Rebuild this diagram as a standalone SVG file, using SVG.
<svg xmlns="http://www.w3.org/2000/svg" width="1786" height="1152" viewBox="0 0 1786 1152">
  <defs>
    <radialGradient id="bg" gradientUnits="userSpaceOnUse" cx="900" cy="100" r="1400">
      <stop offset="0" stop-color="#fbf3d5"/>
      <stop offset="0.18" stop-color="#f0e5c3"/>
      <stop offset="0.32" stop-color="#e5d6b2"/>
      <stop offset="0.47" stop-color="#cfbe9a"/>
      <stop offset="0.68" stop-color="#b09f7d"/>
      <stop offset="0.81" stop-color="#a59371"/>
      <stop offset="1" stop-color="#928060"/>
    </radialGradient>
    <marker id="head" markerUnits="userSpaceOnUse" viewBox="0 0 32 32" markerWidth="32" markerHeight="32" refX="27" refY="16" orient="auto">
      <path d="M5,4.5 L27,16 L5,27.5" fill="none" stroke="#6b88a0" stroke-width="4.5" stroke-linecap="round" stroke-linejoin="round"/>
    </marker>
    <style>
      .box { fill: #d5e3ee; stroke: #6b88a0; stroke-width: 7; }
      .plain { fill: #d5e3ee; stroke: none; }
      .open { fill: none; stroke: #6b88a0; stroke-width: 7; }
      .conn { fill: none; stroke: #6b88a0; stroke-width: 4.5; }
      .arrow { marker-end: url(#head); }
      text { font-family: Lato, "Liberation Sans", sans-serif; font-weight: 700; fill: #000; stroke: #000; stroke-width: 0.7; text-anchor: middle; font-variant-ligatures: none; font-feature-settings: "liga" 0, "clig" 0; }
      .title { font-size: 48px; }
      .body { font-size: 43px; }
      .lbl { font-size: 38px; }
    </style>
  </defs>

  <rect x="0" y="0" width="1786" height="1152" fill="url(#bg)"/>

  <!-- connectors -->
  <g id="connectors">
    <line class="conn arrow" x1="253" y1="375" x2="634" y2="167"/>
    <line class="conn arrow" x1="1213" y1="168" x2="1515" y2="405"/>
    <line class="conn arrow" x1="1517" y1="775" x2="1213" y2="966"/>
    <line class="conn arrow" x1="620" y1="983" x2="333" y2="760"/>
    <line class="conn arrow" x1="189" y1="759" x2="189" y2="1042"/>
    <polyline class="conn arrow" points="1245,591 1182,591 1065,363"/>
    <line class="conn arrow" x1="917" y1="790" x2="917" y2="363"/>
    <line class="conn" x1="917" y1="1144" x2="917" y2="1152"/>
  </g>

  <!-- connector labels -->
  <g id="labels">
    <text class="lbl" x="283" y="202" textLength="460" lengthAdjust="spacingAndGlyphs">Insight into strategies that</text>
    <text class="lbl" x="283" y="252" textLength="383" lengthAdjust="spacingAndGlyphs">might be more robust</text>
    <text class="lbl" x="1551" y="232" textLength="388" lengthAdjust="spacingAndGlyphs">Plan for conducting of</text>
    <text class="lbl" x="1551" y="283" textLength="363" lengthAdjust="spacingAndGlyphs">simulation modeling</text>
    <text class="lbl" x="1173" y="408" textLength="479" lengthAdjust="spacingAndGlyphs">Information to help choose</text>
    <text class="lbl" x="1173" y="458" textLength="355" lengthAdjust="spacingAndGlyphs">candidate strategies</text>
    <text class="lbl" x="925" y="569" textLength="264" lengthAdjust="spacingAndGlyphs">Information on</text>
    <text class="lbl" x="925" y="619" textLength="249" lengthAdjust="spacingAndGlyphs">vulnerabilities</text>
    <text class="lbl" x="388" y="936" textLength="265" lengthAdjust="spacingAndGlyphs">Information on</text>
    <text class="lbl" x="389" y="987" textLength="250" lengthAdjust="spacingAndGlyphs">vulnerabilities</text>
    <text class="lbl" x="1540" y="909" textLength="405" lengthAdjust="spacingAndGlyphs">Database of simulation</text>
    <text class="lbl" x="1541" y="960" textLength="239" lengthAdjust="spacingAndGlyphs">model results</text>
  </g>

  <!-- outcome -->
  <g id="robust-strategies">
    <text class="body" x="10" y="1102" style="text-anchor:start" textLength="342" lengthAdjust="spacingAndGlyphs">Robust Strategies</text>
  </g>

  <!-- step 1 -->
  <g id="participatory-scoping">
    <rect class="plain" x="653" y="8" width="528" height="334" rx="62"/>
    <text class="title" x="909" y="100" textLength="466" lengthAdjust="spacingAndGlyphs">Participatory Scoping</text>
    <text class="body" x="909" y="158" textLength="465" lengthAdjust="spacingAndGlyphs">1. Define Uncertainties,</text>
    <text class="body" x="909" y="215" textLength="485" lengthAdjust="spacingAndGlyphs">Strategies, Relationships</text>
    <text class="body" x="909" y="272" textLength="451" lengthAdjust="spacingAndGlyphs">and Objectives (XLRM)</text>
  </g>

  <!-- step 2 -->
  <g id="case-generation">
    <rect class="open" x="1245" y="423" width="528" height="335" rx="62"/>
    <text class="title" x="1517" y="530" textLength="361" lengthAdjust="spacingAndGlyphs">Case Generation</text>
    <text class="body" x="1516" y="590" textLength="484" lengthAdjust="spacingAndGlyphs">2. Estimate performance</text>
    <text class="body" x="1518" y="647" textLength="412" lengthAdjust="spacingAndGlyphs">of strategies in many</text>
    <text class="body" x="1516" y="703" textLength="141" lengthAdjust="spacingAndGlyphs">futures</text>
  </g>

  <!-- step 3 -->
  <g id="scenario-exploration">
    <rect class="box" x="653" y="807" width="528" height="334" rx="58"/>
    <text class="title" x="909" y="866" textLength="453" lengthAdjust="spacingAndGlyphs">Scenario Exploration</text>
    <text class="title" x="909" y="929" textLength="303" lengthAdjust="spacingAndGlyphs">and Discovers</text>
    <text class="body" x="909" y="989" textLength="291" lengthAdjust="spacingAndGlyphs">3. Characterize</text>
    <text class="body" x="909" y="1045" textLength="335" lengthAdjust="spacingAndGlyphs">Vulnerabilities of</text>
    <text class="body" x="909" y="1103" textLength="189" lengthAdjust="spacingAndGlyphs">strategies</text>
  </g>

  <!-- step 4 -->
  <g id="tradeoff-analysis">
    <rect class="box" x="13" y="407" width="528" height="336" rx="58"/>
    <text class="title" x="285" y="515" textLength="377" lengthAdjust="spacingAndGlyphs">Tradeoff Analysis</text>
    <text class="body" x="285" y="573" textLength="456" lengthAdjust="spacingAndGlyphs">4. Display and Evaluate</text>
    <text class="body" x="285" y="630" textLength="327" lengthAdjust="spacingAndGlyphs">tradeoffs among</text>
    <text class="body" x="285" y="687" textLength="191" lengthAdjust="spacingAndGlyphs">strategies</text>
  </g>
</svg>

• _INSTRUCTIONS TO FOLLOW_: Extract all of the material exactly as it is written.

• _PROBLEM SOLUTION_:
Rebuild this diagram as a standalone SVG file, using SVG.
<svg xmlns="http://www.w3.org/2000/svg" width="1786" height="1152" viewBox="0 0 1786 1152">
  <defs>
    <radialGradient id="bg" gradientUnits="userSpaceOnUse" cx="900" cy="100" r="1400">
      <stop offset="0" stop-color="#fbf3d5"/>
      <stop offset="0.18" stop-color="#f0e5c3"/>
      <stop offset="0.32" stop-color="#e5d6b2"/>
      <stop offset="0.47" stop-color="#cfbe9a"/>
      <stop offset="0.68" stop-color="#b09f7d"/>
      <stop offset="0.81" stop-color="#a59371"/>
      <stop offset="1" stop-color="#928060"/>
    </radialGradient>
    <marker id="head" markerUnits="userSpaceOnUse" viewBox="0 0 32 32" markerWidth="32" markerHeight="32" refX="27" refY="16" orient="auto">
      <path d="M5,4.5 L27,16 L5,27.5" fill="none" stroke="#6b88a0" stroke-width="4.5" stroke-linecap="round" stroke-linejoin="round"/>
    </marker>
    <style>
      .box { fill: #d5e3ee; stroke: #6b88a0; stroke-width: 7; }
      .plain { fill: #d5e3ee; stroke: none; }
      .open { fill: none; stroke: #6b88a0; stroke-width: 7; }
      .conn { fill: none; stroke: #6b88a0; stroke-width: 4.5; }
      .arrow { marker-end: url(#head); }
      text { font-family: Lato, "Liberation Sans", sans-serif; font-weight: 700; fill: #000; stroke: #000; stroke-width: 0.7; text-anchor: middle; font-variant-ligatures: none; font-feature-settings: "liga" 0, "clig" 0; }
      .title { font-size: 48px; }
      .body { font-size: 43px; }
      .lbl { font-size: 38px; }
    </style>
  </defs>

  <rect x="0" y="0" width="1786" height="1152" fill="url(#bg)"/>

  <!-- connectors -->
  <g id="connectors">
    <line class="conn arrow" x1="253" y1="375" x2="634" y2="167"/>
    <line class="conn arrow" x1="1213" y1="168" x2="1515" y2="405"/>
    <line class="conn arrow" x1="1517" y1="775" x2="1213" y2="966"/>
    <line class="conn arrow" x1="620" y1="983" x2="333" y2="760"/>
    <line class="conn arrow" x1="189" y1="759" x2="189" y2="1042"/>
    <polyline class="conn arrow" points="1245,591 1182,591 1065,363"/>
    <line class="conn arrow" x1="917" y1="790" x2="917" y2="363"/>
    <line class="conn" x1="917" y1="1144" x2="917" y2="1152"/>
  </g>

  <!-- connector labels -->
  <g id="labels">
    <text class="lbl" x="283" y="202" textLength="460" lengthAdjust="spacingAndGlyphs">Insight into strategies that</text>
    <text class="lbl" x="283" y="252" textLength="383" lengthAdjust="spacingAndGlyphs">might be more robust</text>
    <text class="lbl" x="1551" y="232" textLength="388" lengthAdjust="spacingAndGlyphs">Plan for conducting of</text>
    <text class="lbl" x="1551" y="283" textLength="363" lengthAdjust="spacingAndGlyphs">simulation modeling</text>
    <text class="lbl" x="1173" y="408" textLength="479" lengthAdjust="spacingAndGlyphs">Information to help choose</text>
    <text class="lbl" x="1173" y="458" textLength="355" lengthAdjust="spacingAndGlyphs">candidate strategies</text>
    <text class="lbl" x="925" y="569" textLength="264" lengthAdjust="spacingAndGlyphs">Information on</text>
    <text class="lbl" x="925" y="619" textLength="249" lengthAdjust="spacingAndGlyphs">vulnerabilities</text>
    <text class="lbl" x="388" y="936" textLength="265" lengthAdjust="spacingAndGlyphs">Information on</text>
    <text class="lbl" x="389" y="987" textLength="250" lengthAdjust="spacingAndGlyphs">vulnerabilities</text>
    <text class="lbl" x="1540" y="909" textLength="405" lengthAdjust="spacingAndGlyphs">Database of simulation</text>
    <text class="lbl" x="1541" y="960" textLength="239" lengthAdjust="spacingAndGlyphs">model results</text>
  </g>

  <!-- outcome -->
  <g id="robust-strategies">
    <text class="body" x="10" y="1102" style="text-anchor:start" textLength="342" lengthAdjust="spacingAndGlyphs">Robust Strategies</text>
  </g>

  <!-- step 1 -->
  <g id="participatory-scoping">
    <rect class="plain" x="653" y="8" width="528" height="334" rx="62"/>
    <text class="title" x="909" y="100" textLength="466" lengthAdjust="spacingAndGlyphs">Participatory Scoping</text>
    <text class="body" x="909" y="158" textLength="465" lengthAdjust="spacingAndGlyphs">1. Define Uncertainties,</text>
    <text class="body" x="909" y="215" textLength="485" lengthAdjust="spacingAndGlyphs">Strategies, Relationships</text>
    <text class="body" x="909" y="272" textLength="451" lengthAdjust="spacingAndGlyphs">and Objectives (XLRM)</text>
  </g>

  <!-- step 2 -->
  <g id="case-generation">
    <rect class="open" x="1245" y="423" width="528" height="335" rx="62"/>
    <text class="title" x="1517" y="530" textLength="361" lengthAdjust="spacingAndGlyphs">Case Generation</text>
    <text class="body" x="1516" y="590" textLength="484" lengthAdjust="spacingAndGlyphs">2. Estimate performance</text>
    <text class="body" x="1518" y="647" textLength="412" lengthAdjust="spacingAndGlyphs">of strategies in many</text>
    <text class="body" x="1516" y="703" textLength="141" lengthAdjust="spacingAndGlyphs">futures</text>
  </g>

  <!-- step 3 -->
  <g id="scenario-exploration">
    <rect class="box" x="653" y="807" width="528" height="334" rx="58"/>
    <text class="title" x="909" y="866" textLength="453" lengthAdjust="spacingAndGlyphs">Scenario Exploration</text>
    <text class="title" x="909" y="929" textLength="303" lengthAdjust="spacingAndGlyphs">and Discovers</text>
    <text class="body" x="909" y="989" textLength="291" lengthAdjust="spacingAndGlyphs">3. Characterize</text>
    <text class="body" x="909" y="1045" textLength="335" lengthAdjust="spacingAndGlyphs">Vulnerabilities of</text>
    <text class="body" x="909" y="1103" textLength="189" lengthAdjust="spacingAndGlyphs">strategies</text>
  </g>

  <!-- step 4 -->
  <g id="tradeoff-analysis">
    <rect class="box" x="13" y="407" width="528" height="336" rx="58"/>
    <text class="title" x="285" y="515" textLength="377" lengthAdjust="spacingAndGlyphs">Tradeoff Analysis</text>
    <text class="body" x="285" y="573" textLength="456" lengthAdjust="spacingAndGlyphs">4. Display and Evaluate</text>
    <text class="body" x="285" y="630" textLength="327" lengthAdjust="spacingAndGlyphs">tradeoffs among</text>
    <text class="body" x="285" y="687" textLength="191" lengthAdjust="spacingAndGlyphs">strategies</text>
  </g>
</svg>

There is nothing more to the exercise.